Snapshot time-travel

Every collection run is an immutable snapshot, joined to all related rows via foreign key with ON DELETE CASCADE. Old snapshots can be dropped wholesale to manage storage; recent snapshots stay for drift detection and compliance evidence. “What was our S3 public-access posture on the day of the SOC 2 audit?” is a SQL query against the snapshot from that date, not a panicked attempt to reconstruct it.

Okta OIDC instead of long-lived AWS keys

Multi-region collection authenticates via Okta federation, requesting temporary STS credentials in parallel for all three accounts. No long-lived IAM access keys exist anywhere in the platform — not in env vars, not in .aws/credentials, not in secrets manager. If the platform is compromised, an attacker gets short-lived session credentials that have to be refreshed through Okta-protected flows.

This isn’t a unique pattern, but it’s worth noting because it removes a class of credential-leak incidents entirely.

Plugin architecture (in progress)

Adding a new data source under the original monolithic-collector pattern took 39–48 hours: schema design, migration, collector code, tests, integration. Most of that was rewriting the same collector skeleton with different API calls.

The plugin framework (src/plugins/ with core/, integrations/, resilience/, validation/, testing/ subtrees) separates collector logic from the platform skeleton. New plugins are ~40 lines of declarative configuration plus per-source transform functions, targeting 4–8 hours per integration. The framework is built and ready; migrating the existing monolithic collectors is paid down opportunistically, so most of them are still in their original form. New collectors land as plugins.

Impact

The platform is the data layer; most of its impact shows up in what other systems can do because it exists.

CapabilityWithout the platformWith the platform
EDR coverage cross-referenceManual SOQL between AWS console and CrowdStrike portalOne SQL query
Attack path analysisCase-by-case, manualRecursive CTE on flattened topology
S3 encryption audit (multiple regions, hundreds of buckets)Periodic manual sweepContinuous, snapshot-tracked
Q1 2026 Eleanor-AI workloadWould require this data layer145 queries against the database
LLM-Daily-Summary triageWould require this data layer2,259 findings auto-triaged since Aug 2025
Certificate rotation readiness1–2 weeks manual~2 minutes via Eleanor-AI

A representative number: the certificate rotation assessment across the EC2 fleet ran end-to-end in about two minutes, classifying every instance by sensor version and flagging the one host needing upgrade. The same question by hand is 1–2 weeks of cross-console work — expensive enough that running it on every CrowdStrike rotation would be hard to justify against everything else competing for the same hours. The platform’s job is to make that class of question cheap enough to be routine.

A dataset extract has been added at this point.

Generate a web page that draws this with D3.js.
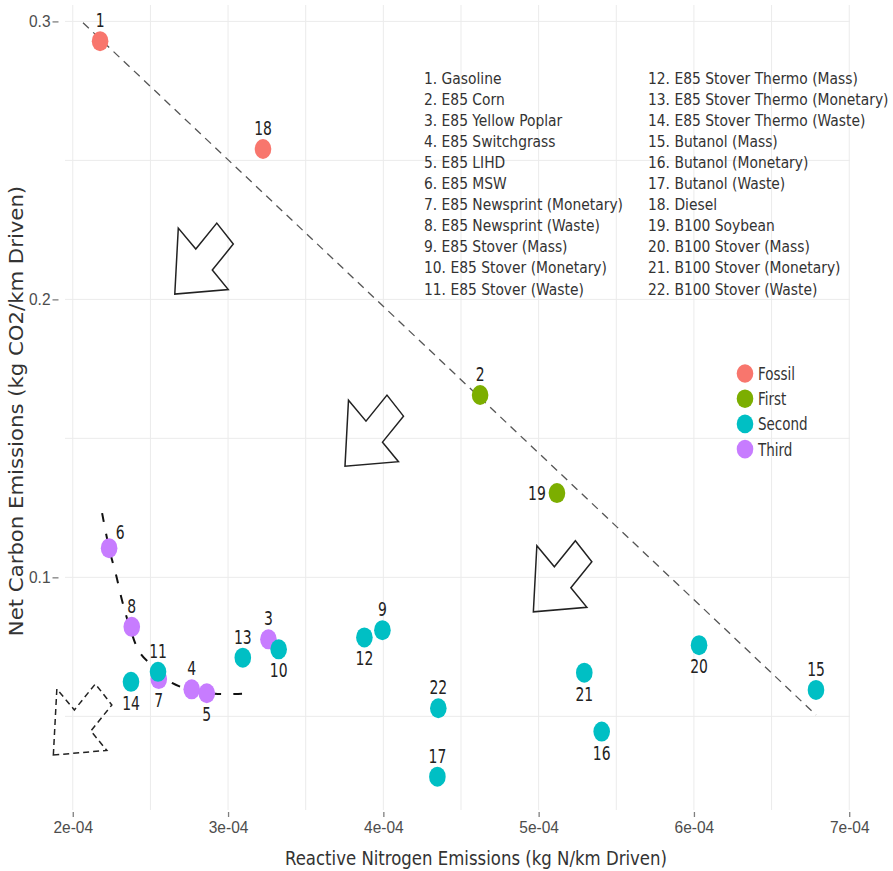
<!DOCTYPE html>
<html>
<head>
<meta charset="utf-8">
<script src="https://cdn.jsdelivr.net/npm/d3@7"></script>
<style>
body { margin: 0; background: #fff; }
svg { display: block; font-family: "DejaVu Sans Condensed", "DejaVu Sans", sans-serif; }
</style>
</head>
<body>
<div id="chart"></div>
<script>
// fuel pathways, numbered as in the list
var ids = [1, 2, 3, 4, 5, 6, 7, 8, 9, 10, 11, 12, 13, 14, 15, 16, 17, 18, 19, 20, 21, 22];
var groups = ["Fossil", "First", "Third", "Third", "Third", "Third", "Third", "Third", "Second", "Second", "Second",
	"Second", "Second", "Second", "Second", "Second", "Second", "Fossil", "First", "Second", "Second", "Second"];
// kg N / km driven
var nitrogen = [2.176e-4, 4.623e-4, 3.26e-4, 2.766e-4, 2.863e-4, 2.234e-4, 2.554e-4, 2.38e-4, 3.994e-4, 3.326e-4, 2.549e-4,
	3.878e-4, 3.095e-4, 2.375e-4, 6.786e-4, 5.406e-4, 4.348e-4, 3.225e-4, 5.118e-4, 6.033e-4, 5.294e-4, 4.354e-4];
// kg CO2 / km driven
var carbon = [0.2929, 0.1656, 0.0777, 0.0597, 0.0583, 0.1105, 0.0634, 0.0822, 0.0810, 0.0741, 0.0660,
	0.0784, 0.0711, 0.0624, 0.0595, 0.0445, 0.0283, 0.2541, 0.1303, 0.0756, 0.0657, 0.0529];
var labelSide = ["up", "up", "up", "up", "down", "upright", "down", "up", "up", "down", "up",
	"down", "up", "down", "up", "down", "up", "up", "left", "down", "down", "up"];
var names = ["Gasoline", "E85 Corn", "E85 Yellow Poplar", "E85 Switchgrass", "E85 LIHD", "E85 MSW",
	"E85 Newsprint (Monetary)", "E85 Newsprint (Waste)", "E85 Stover (Mass)", "E85 Stover (Monetary)",
	"E85 Stover (Waste)", "E85 Stover Thermo (Mass)", "E85 Stover Thermo (Monetary)", "E85 Stover Thermo (Waste)",
	"Butanol (Mass)", "Butanol (Monetary)", "Butanol (Waste)", "Diesel", "B100 Soybean", "B100 Stover (Mass)",
	"B100 Stover (Monetary)", "B100 Stover (Waste)"];
var groupNames = ["Fossil", "First", "Second", "Third"];
var groupColors = ["#F8766D", "#7CAE00", "#00BFC4", "#C77CFF"];

// axis ticks
var xTicks = [2e-4, 3e-4, 4e-4, 5e-4, 6e-4, 7e-4];
var xTickLabels = ["2e-04", "3e-04", "4e-04", "5e-04", "6e-04", "7e-04"];
var xMinor = [2.5e-4, 3.5e-4, 4.5e-4, 5.5e-4, 6.5e-4];
var yTicks = [0.1, 0.2, 0.3];
var yTickLabels = ["0.1", "0.2", "0.3"];
var yMinor = [0.05, 0.15, 0.25];

// dashed trade-off line (fossil to butanol)
var frontX = [2.066e-4, 6.786e-4];
var frontY = [0.2995, 0.0505];
// dashed curve along third generation fuels
var thirdX = [2.189e-4, 2.234e-4, 2.279e-4, 2.317e-4, 2.369e-4, 2.433e-4, 2.53e-4, 2.639e-4, 2.768e-4, 2.916e-4, 3.09e-4];
var thirdY = [0.1231, 0.1105, 0.1008, 0.0918, 0.0817, 0.0728, 0.0674, 0.062, 0.0595, 0.0581, 0.0581];
// block arrows, tip position
var arrowX = [2.657e-4, 3.753e-4, 4.966e-4, 1.875e-4];
var arrowY = [0.2019, 0.14, 0.0876, 0.0361];
var arrowDashed = [false, false, false, true];

var W = 893, H = 871;
var svg = d3.select("#chart").append("svg").attr("width", W).attr("height", H);

var x = d3.scaleLinear().domain([1.95e-4, 7.005e-4]).range([65, 850]);
var y = d3.scaleLinear().domain([0.0163, 0.3059]).range([810, 5]);
var color = d3.scaleOrdinal().domain(groupNames).range(groupColors);

//grid
var grid = svg.append("g");
grid.selectAll(".vx").data(xTicks.concat(xMinor)).enter().append("line")
	.attr("x1", function(d){return x(d)}).attr("x2", function(d){return x(d)})
	.attr("y1", 5).attr("y2", 810)
	.attr("stroke", "#ebebeb").attr("stroke-width", 1);
grid.selectAll(".hy").data(yTicks.concat(yMinor)).enter().append("line")
	.attr("y1", function(d){return y(d)}).attr("y2", function(d){return y(d)})
	.attr("x1", 65).attr("x2", 850)
	.attr("stroke", "#ebebeb").attr("stroke-width", 1);

//axes
var xAxis = d3.axisBottom(x).tickValues(xTicks).tickSize(5).tickPadding(3)
	.tickFormat(function(d, i){return xTickLabels[i]});
var gx = svg.append("g").attr("transform", "translate(0,812)").call(xAxis);
var yAxis = d3.axisLeft(y).tickValues(yTicks).tickSize(6).tickPadding(2)
	.tickFormat(function(d, i){return yTickLabels[i]});
var gy = svg.append("g").attr("transform", "translate(58.5,0)").call(yAxis);
[gx, gy].forEach(function(g) {
	g.select(".domain").remove();
	g.selectAll(".tick line").attr("stroke", "#7f7f7f").attr("stroke-width", 1.3);
	g.selectAll(".tick text").attr("fill", "#4d4d4d").attr("transform", "scale(1,1.1)")
		.style("font-size", "15.5px").style("font-family", null);
});

svg.append("text").attr("transform", "translate(476,865) scale(1,1.1)")
	.attr("text-anchor", "middle").attr("fill", "#333").style("font-size", "18.4px")
	.text("Reactive Nitrogen Emissions (kg N/km Driven)");
svg.append("text").attr("transform", "translate(23,411) rotate(-90) scale(1.18,1)")
	.attr("text-anchor", "middle").attr("fill", "#333").style("font-size", "20px")
	.text("Net Carbon Emissions (kg CO2/km Driven)");

//dashed lines
var line = d3.line().x(function(d){return x(d[0])}).y(function(d){return y(d[1])});
svg.append("path").attr("d", line(d3.zip(frontX, frontY)))
	.attr("fill", "none").attr("stroke", "#555").attr("stroke-width", 1.3).attr("stroke-dasharray", "8,6");
svg.append("path").attr("d", line.curve(d3.curveCatmullRom)(d3.zip(thirdX, thirdY)))
	.attr("fill", "none").attr("stroke", "#111").attr("stroke-width", 2).attr("stroke-dasharray", "9,12");

//arrows (shape drawn in pixels from the tip)
var arrowShape = [[0, 0], [3.5, -66], [21, -45], [42, -71], [58.5, -50], [37.5, -24], [53.5, -4.5]];
for (var a = 0; a < arrowX.length; a++) {
	var tx = x(arrowX[a]), ty = y(arrowY[a]);
	svg.append("polygon")
		.attr("points", arrowShape.map(function(p){return (tx + p[0]) + "," + (ty + p[1])}).join(" "))
		.attr("fill", "none").attr("stroke", "#222").attr("stroke-width", 1.5)
		.attr("stroke-linejoin", "miter")
		.attr("stroke-dasharray", arrowDashed[a] ? "6,4" : null);
}

//points
var pts = ids.map(function(id, i) {
	return {id: id, group: groups[i], x: nitrogen[i], y: carbon[i], side: labelSide[i]};
});
svg.append("g").selectAll("ellipse").data(pts).enter().append("ellipse")
	.attr("cx", function(d){return x(d.x)}).attr("cy", function(d){return y(d.y)})
	.attr("rx", 8.3).attr("ry", 10)
	.attr("fill", function(d){return color(d.group)});

var off = {up: [0, -21], down: [0, 21], upright: [11, -16], left: [-20, 0]};
svg.append("g").selectAll("text").data(pts).enter().append("text")
	.attr("transform", function(d) {
		return "translate(" + (x(d.x) + off[d.side][0]) + "," + (y(d.y) + off[d.side][1]) + ") scale(1,1.25)";
	})
	.attr("dy", "0.36em").attr("text-anchor", "middle")
	.attr("fill", "#222").style("font-size", "15.5px")
	.text(function(d){return d.id});

//numbered list
var list = svg.append("g").attr("fill", "#333").style("font-size", "15.4px");
names.forEach(function(n, i) {
	var col = i < 11 ? 0 : 1;
	list.append("text")
		.attr("x", col ? 648 : 424).attr("y", 78 + (i % 11) * 21.1)
		.attr("dy", "0.36em")
		.text((i + 1) + ". " + n);
});

//legend
var leg = svg.append("g").selectAll("g").data(groupNames).enter().append("g")
	.attr("transform", function(d, i){return "translate(745," + (373.5 + i * 25.2) + ")"});
leg.append("ellipse").attr("rx", 8.3).attr("ry", 9.3).attr("fill", function(d){return color(d)});
leg.append("text").attr("transform", "translate(13,0) scale(1,1.2)").attr("dy", "0.36em")
	.attr("fill", "#333").style("font-size", "15px")
	.text(function(d){return d});
</script>
</body>
</html>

Tradeoffs and what I’d do differently

No RBAC. Currently every authenticated user has full read access to every endpoint. For a small team this is fine; if the platform gets shared with developers or auditors, that ceiling hits fast. RBAC is the first item on the to-do list.

The reconciliation logic is fragile to vendor schema changes. AWS occasionally changes the shape of API responses (e.g. a new field nested differently). The lossless JSONB protects the platform from breaking; it doesn’t protect the views from going stale. Migrations to new schema versions are manual, infrequent, and sometimes painful. If I were rebuilding, I’d add a schema-drift detection layer that flags JSONB shape changes between snapshots automatically.

The biggest single lesson: building the data layer first, before building the agents and automation that read from it, was the right call by a wide margin. Most security tooling tries to do the analysis and the data collection at the same time, and ends up with bespoke pipelines per use case. Putting the database in the middle as a real boundary made every downstream system smaller, more reliable, and faster to build. Eleanor-AI is ~30% of the size it would have been if it had to do its own data collection.


Architecture and aggregate impact only. Schemas, queries, and reconciliation rules are not part of this writeup.